EQT looks at Vin & Sprit

Nordic buyout firm EQT is making bid for Swedish spirits brand Vin & Sprit. The move is a rare one for European private equity.

Private equity is, for the most part, teetotal. Sharia-compliant funds allow Muslim investors to follow Islamic laws that prohibit alcohol, along with gambling and pornography. Western investors aren’t tied to such laws, but tend to self-regulate and avoid gambling and pornography, while the drinks market has already been through a swathe of consolidation by large corporates trading on synergies, leaving few assets up for grabs. There are, however, occasional exceptions.

EQT, a Nordic buyout fund, is currently looking at Swedish drinks maker Vin & Sprit, the distiller of the Absolut vodka brand that was put up for sale by the Swedish government earlier this year. While EQT has only one other drinks brand on its books – alcohol-free China-based juice producer Yin Rong – its competitors are Pernod Ricard, Diageo, Anheuser-Busch, Bacardi International and Fortune Brands.

Pernod was reported to be putting together a US$5bn bid for Vin & Sprit at the beginning of the year, and it is still questionable whether EQT would be over the limit, with financing tight for a private equity tilt of this magnitude.

One of the few other private equity gambles on the alcoholic drinks manufacturing sector was also one of the largest deals in Q3 2005. Starwood Capital, a US investment firm, bought France’s Taittinger CVCC, the world’s sixth largest champagne producer, for €2.26bn.

The same year, rival French firm Butler Capital Partners attempted to buy another champagne producer, Lansons International, for about €500m, but was rejected.

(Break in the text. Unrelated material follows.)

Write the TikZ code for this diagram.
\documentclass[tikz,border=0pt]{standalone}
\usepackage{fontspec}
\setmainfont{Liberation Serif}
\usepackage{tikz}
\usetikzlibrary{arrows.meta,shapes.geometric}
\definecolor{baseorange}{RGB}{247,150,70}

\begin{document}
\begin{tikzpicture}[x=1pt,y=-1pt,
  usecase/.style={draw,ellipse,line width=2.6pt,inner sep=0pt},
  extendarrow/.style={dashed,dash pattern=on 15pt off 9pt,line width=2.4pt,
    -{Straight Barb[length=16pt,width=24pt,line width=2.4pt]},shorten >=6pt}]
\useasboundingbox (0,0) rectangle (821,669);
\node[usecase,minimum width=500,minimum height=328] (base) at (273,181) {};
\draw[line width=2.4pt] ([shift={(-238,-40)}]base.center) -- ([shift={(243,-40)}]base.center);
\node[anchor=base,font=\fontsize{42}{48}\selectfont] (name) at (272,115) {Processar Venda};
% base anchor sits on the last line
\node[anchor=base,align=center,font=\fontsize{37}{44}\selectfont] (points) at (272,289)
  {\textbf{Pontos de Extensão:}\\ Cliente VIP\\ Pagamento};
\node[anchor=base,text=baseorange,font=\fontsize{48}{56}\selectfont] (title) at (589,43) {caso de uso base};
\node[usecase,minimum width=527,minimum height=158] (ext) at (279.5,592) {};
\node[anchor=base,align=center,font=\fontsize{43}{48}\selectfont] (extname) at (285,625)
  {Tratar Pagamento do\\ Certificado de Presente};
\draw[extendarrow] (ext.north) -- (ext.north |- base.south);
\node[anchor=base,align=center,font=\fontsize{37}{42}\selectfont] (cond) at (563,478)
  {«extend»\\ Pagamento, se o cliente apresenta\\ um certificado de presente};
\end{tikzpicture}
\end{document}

In early 2006, UK-based mid-market buyout firm Duke Street Capital sold its Paris-listed drinks company Marie Brizard & Roger International (MBRI) to Polish vodka distributor Belvedere in a transaction valuing the business at €397m, a significant premium to the group’s share price at the time and a sizeable, but undisclosed, money multiple for Duke Street.

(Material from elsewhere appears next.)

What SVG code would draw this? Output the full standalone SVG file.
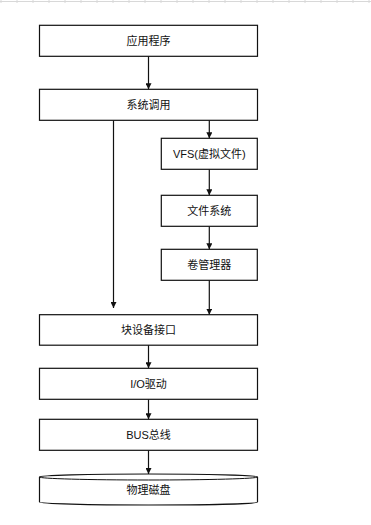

For the most part, though, private equity’s forays into the drinks market have been at the retail end. In 2005, PPM Capital, the currently captive private equity arm of insurer Prudential, sold the Barracuda Group of pubs to Charterhouse Capital Partners in a £262m deal, beating competition from Apax, Bridgepoint and Cognetas.

In the same year, London-based Alchemy Partners acquired 178 high street establishments owned by Spirit for £177m. In 2004, Alchemy sold an estate of taverns called InnSpired to Punch Taverns for £335m.

In the mid-market, most of the transactions have been in high street drinks retailers, or off-licence chains, with ECI buying Bargain Booze from Cognetas for £65m in early 2006 (with Lloyds Development Capital, ISIS, Gresham and Barclays Capital reportedly losing out).

Terra Firma Capital Partners, which now makes much larger bets, bought Threshers, which owns the Threshers, Wine Rack and The Local off-licence brands from Punch for about £225m in 2000.

Since then, Terra Firma has netted around £200m from a sale and leaseback of some of Threshers’ property estate, before selling the business and its associated pension scheme to Pension Insurance Corporation, formed by former Duke Street Capital head Edmund Truell.

Unwins, another off-licence chain, proved a gamble too far for DM Private Equity, a small group of private investors, which lost out when Unwins went into administration at the end of 2005.

For financial investors, the alcoholic drinks market is definitely an acquired taste.